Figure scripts
** Begin **

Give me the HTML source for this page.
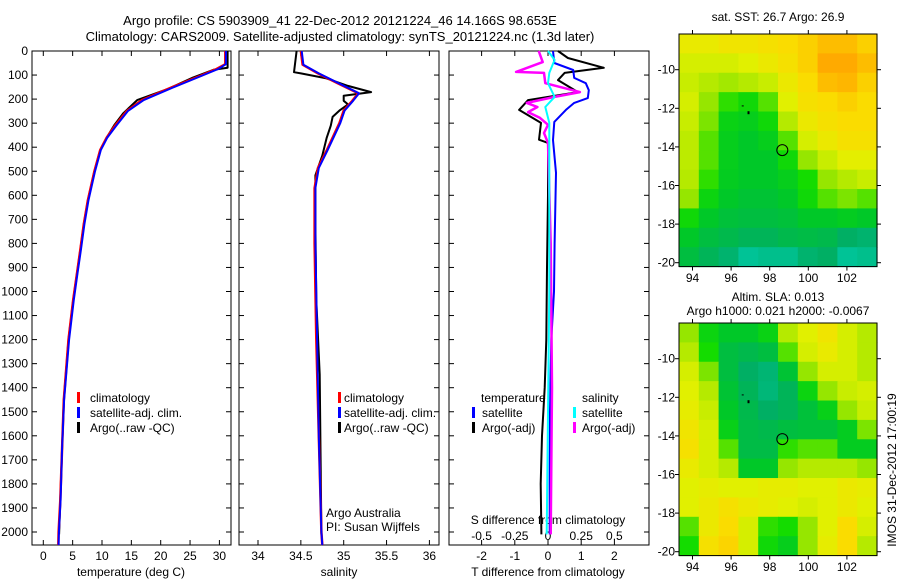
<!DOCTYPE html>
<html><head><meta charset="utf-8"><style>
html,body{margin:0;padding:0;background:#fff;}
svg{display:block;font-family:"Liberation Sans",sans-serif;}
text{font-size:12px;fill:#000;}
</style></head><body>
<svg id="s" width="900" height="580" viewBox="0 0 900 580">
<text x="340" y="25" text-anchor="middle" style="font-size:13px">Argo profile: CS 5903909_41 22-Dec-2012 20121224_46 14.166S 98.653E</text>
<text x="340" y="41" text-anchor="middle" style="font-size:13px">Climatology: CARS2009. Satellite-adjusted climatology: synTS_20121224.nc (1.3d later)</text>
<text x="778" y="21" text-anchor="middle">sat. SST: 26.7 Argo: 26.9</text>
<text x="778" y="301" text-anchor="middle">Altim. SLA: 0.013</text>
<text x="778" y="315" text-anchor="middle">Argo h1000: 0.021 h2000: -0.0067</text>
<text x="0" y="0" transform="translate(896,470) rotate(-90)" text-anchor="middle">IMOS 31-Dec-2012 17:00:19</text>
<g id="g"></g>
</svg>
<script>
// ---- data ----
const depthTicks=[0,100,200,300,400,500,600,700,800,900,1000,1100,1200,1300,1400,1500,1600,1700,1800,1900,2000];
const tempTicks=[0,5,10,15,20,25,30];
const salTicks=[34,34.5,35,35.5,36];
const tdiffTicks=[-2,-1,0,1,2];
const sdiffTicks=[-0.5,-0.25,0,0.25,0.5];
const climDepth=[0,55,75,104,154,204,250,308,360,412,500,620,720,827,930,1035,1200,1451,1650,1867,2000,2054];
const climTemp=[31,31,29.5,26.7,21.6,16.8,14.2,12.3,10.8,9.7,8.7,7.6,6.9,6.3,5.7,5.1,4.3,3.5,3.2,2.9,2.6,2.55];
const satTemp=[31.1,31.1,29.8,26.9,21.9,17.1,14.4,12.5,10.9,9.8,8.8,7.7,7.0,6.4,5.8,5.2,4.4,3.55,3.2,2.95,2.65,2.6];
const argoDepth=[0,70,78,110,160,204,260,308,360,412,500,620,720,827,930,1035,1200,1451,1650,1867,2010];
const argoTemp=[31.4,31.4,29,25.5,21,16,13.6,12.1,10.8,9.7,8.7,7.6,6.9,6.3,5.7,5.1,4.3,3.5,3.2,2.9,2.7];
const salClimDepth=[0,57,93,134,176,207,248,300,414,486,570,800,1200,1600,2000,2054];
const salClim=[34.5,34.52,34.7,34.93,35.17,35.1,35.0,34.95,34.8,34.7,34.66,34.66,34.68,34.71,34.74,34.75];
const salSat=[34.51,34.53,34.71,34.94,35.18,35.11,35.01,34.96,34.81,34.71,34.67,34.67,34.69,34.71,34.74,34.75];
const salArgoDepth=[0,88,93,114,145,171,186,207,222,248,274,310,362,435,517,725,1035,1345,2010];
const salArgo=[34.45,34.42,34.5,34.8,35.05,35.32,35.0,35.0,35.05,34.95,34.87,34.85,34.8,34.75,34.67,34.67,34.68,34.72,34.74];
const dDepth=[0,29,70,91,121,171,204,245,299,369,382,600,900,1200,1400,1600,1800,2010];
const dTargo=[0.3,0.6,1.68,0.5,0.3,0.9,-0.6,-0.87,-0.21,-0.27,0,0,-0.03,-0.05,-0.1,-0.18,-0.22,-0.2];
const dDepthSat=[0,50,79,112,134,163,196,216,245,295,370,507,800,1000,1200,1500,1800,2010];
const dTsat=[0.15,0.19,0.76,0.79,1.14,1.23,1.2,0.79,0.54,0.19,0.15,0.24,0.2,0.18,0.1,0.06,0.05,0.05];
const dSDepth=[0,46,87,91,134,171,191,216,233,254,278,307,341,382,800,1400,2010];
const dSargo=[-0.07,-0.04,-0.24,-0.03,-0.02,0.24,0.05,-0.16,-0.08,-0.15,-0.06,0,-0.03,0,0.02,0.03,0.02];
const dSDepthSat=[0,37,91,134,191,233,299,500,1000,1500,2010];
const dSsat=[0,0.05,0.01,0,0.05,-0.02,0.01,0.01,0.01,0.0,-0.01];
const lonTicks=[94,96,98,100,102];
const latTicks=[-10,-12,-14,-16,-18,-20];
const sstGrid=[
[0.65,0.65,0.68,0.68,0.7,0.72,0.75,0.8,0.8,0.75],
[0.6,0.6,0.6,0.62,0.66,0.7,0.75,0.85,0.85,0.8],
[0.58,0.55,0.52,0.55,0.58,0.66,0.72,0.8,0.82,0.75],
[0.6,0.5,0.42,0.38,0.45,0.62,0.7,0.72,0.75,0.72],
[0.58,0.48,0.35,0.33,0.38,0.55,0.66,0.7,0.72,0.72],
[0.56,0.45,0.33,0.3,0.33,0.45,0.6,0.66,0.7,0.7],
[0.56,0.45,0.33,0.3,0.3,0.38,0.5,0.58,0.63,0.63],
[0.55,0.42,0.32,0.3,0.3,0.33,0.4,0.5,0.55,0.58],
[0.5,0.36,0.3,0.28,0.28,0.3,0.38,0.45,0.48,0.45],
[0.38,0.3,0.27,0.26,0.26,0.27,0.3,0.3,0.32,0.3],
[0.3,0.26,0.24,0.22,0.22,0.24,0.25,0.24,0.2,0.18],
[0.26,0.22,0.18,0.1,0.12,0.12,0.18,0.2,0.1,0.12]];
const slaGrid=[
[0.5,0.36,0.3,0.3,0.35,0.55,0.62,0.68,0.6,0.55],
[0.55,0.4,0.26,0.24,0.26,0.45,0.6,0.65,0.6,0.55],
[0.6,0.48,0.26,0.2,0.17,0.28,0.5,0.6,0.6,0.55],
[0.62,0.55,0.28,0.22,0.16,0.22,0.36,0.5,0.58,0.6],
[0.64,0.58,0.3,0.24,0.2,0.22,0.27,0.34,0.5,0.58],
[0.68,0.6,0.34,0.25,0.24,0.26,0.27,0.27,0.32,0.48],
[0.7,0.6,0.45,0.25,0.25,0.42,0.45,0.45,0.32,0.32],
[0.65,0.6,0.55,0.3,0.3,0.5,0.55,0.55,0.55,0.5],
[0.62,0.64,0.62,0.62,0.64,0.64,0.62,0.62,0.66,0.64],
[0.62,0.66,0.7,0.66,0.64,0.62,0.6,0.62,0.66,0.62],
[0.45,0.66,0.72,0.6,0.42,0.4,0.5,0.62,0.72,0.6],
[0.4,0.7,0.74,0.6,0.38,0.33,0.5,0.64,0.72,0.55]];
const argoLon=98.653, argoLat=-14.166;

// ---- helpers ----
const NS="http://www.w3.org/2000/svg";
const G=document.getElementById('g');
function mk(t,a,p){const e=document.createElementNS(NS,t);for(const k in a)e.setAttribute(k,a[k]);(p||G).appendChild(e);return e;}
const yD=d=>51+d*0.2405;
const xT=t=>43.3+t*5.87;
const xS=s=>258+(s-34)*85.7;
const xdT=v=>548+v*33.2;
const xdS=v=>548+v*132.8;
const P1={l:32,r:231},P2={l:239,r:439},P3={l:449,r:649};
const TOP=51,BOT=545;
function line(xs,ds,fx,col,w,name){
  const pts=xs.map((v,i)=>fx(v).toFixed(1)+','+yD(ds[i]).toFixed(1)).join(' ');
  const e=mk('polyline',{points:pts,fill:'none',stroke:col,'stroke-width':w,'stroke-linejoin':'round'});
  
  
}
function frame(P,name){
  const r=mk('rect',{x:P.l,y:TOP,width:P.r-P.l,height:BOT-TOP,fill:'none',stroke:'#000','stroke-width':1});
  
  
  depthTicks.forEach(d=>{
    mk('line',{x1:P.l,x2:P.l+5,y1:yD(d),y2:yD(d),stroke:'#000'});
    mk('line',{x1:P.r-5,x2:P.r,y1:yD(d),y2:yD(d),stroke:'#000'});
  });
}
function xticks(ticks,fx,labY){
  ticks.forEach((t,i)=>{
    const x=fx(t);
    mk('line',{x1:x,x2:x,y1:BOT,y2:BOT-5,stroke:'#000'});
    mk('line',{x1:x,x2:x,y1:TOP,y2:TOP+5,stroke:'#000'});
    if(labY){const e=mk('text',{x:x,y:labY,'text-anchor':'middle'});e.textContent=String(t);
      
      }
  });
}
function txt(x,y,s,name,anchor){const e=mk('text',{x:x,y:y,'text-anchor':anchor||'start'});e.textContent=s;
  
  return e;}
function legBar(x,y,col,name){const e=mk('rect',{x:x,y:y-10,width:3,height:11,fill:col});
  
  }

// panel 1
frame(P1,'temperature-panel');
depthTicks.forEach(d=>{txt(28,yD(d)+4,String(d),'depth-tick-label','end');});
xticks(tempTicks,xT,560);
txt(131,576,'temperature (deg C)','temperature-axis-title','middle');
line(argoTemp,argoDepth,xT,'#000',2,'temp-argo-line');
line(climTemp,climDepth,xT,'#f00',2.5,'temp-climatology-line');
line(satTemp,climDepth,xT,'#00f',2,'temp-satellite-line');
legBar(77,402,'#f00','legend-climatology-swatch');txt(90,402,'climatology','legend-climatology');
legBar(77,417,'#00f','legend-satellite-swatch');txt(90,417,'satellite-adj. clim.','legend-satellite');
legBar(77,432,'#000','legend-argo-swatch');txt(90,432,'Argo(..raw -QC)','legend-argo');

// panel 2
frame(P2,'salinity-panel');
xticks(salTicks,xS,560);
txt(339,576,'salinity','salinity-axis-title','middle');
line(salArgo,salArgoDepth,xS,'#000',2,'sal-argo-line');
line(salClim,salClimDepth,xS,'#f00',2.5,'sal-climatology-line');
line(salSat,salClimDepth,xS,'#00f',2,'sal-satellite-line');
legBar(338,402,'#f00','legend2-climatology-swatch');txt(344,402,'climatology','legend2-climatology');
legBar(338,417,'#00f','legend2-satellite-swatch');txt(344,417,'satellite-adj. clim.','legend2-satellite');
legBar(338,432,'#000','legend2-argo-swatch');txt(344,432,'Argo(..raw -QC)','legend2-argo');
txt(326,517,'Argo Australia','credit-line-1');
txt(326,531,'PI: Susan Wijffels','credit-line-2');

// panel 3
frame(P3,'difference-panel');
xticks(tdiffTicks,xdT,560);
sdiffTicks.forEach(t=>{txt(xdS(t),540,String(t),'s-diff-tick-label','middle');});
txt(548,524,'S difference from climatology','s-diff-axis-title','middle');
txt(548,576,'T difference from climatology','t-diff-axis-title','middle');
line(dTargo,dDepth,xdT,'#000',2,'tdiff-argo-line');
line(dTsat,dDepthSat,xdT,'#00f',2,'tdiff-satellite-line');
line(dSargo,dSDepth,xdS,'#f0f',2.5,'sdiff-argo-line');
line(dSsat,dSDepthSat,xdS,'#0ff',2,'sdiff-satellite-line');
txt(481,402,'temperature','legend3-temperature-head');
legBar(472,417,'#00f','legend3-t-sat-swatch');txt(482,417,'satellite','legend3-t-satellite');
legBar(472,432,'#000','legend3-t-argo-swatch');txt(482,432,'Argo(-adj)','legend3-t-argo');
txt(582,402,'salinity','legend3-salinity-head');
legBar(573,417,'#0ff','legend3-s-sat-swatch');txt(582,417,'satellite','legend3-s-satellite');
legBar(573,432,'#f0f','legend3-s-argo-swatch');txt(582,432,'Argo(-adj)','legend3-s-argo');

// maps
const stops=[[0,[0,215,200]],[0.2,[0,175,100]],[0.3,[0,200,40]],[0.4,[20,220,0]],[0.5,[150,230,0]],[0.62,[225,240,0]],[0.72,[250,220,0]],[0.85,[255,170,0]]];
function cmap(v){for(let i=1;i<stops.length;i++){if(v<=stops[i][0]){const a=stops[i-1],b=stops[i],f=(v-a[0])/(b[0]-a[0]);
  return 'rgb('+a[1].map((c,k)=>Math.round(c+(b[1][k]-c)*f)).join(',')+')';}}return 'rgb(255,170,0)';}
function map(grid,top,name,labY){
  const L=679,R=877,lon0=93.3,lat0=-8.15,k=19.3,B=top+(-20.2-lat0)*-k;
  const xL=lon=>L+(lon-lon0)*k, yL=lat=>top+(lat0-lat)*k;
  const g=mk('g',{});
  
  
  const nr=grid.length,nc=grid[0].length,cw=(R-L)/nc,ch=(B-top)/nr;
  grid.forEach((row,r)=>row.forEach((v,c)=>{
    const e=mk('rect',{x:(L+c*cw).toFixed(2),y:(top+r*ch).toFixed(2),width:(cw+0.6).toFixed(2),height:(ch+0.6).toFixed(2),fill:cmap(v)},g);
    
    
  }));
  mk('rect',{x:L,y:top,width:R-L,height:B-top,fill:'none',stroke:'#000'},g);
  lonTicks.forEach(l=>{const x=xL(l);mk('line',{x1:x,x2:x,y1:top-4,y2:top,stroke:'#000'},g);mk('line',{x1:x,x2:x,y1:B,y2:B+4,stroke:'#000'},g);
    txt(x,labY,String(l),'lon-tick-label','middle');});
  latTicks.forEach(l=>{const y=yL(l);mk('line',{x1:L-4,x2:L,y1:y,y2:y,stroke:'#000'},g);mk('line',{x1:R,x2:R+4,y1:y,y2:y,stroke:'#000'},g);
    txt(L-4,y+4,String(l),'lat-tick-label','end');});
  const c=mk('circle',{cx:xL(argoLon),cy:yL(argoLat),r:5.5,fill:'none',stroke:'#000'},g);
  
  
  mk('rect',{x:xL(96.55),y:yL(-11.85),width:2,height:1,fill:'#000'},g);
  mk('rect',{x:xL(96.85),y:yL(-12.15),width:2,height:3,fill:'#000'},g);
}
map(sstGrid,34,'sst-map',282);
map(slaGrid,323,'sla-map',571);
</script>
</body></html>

** End **
** Begin **

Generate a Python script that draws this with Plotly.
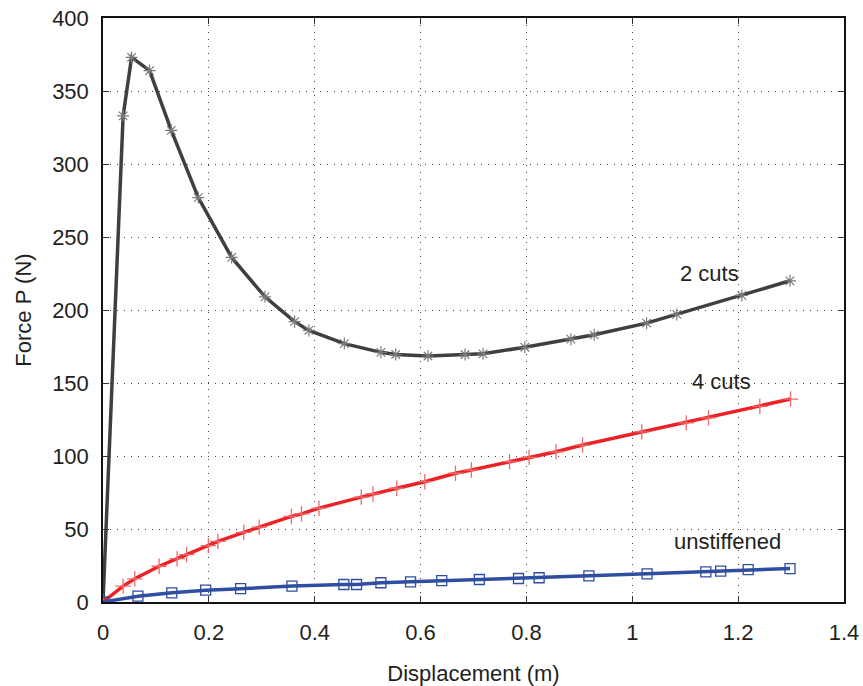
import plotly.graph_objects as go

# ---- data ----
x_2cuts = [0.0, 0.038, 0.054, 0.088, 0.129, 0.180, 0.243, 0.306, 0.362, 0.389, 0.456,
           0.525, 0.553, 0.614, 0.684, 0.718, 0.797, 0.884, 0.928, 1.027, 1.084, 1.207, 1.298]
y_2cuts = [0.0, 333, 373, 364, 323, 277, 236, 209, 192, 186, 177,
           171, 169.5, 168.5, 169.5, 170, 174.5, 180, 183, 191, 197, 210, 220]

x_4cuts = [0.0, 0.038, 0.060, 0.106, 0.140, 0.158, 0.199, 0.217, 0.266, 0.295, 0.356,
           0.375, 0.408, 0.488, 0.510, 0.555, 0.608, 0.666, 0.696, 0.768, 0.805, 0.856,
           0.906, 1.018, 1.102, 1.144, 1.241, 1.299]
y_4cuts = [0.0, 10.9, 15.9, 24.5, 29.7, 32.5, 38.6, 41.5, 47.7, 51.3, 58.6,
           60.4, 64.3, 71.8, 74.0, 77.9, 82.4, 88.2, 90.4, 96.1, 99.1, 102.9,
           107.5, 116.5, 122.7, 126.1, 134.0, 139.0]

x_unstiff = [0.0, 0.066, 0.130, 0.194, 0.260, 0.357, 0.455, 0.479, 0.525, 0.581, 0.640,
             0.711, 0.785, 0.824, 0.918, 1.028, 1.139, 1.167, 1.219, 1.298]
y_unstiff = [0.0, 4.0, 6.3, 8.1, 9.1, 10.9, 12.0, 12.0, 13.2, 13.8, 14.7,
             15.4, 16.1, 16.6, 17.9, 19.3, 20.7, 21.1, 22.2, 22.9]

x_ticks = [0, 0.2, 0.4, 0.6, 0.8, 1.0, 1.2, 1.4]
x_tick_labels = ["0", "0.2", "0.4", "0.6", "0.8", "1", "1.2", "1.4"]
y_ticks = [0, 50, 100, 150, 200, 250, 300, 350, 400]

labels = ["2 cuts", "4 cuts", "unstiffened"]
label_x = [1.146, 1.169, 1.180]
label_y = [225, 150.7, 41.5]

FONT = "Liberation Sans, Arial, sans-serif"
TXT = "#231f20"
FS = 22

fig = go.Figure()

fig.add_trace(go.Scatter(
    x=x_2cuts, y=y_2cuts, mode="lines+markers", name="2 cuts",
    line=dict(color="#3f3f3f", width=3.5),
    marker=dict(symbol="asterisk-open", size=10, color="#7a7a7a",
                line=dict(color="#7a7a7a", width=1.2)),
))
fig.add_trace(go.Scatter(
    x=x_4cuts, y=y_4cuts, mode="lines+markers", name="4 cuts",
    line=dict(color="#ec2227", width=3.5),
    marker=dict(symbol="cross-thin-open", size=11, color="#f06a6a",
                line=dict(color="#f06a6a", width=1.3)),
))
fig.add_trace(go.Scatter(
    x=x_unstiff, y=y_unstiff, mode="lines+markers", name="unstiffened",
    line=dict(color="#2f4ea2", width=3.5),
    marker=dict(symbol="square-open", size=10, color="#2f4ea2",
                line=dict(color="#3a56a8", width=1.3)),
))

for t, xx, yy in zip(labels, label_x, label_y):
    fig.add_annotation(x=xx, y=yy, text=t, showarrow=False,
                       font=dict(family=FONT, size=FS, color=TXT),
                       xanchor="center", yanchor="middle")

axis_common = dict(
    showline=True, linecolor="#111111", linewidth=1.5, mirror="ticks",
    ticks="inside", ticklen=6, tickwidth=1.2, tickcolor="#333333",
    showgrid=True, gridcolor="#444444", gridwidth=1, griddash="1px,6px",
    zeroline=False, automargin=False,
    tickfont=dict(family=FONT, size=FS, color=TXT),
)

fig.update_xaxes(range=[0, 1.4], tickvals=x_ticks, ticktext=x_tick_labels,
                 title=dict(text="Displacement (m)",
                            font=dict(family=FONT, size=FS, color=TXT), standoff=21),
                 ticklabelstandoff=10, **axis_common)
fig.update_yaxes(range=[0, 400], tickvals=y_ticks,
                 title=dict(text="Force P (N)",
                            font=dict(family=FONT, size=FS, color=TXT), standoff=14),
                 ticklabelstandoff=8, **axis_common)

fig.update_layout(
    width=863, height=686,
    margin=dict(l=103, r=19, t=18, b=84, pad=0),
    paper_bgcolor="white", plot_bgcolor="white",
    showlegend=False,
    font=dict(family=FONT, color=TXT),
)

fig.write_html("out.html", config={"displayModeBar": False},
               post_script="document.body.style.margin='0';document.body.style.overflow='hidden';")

** End **

AIM OF THE EXERCISE:
Take the material above and output only the lines from the one that contains "Generate a Python" through the one that contains "107.5, 116.5, 122.7, 126.1, 134.0, 139.0]", ends included and images left out.

EXERCISE SOLUTION:
Generate a Python script that draws this with Plotly.
import plotly.graph_objects as go

# ---- data ----
x_2cuts = [0.0, 0.038, 0.054, 0.088, 0.129, 0.180, 0.243, 0.306, 0.362, 0.389, 0.456,
           0.525, 0.553, 0.614, 0.684, 0.718, 0.797, 0.884, 0.928, 1.027, 1.084, 1.207, 1.298]
y_2cuts = [0.0, 333, 373, 364, 323, 277, 236, 209, 192, 186, 177,
           171, 169.5, 168.5, 169.5, 170, 174.5, 180, 183, 191, 197, 210, 220]

x_4cuts = [0.0, 0.038, 0.060, 0.106, 0.140, 0.158, 0.199, 0.217, 0.266, 0.295, 0.356,
           0.375, 0.408, 0.488, 0.510, 0.555, 0.608, 0.666, 0.696, 0.768, 0.805, 0.856,
           0.906, 1.018, 1.102, 1.144, 1.241, 1.299]
y_4cuts = [0.0, 10.9, 15.9, 24.5, 29.7, 32.5, 38.6, 41.5, 47.7, 51.3, 58.6,
           60.4, 64.3, 71.8, 74.0, 77.9, 82.4, 88.2, 90.4, 96.1, 99.1, 102.9,
           107.5, 116.5, 122.7, 126.1, 134.0, 139.0]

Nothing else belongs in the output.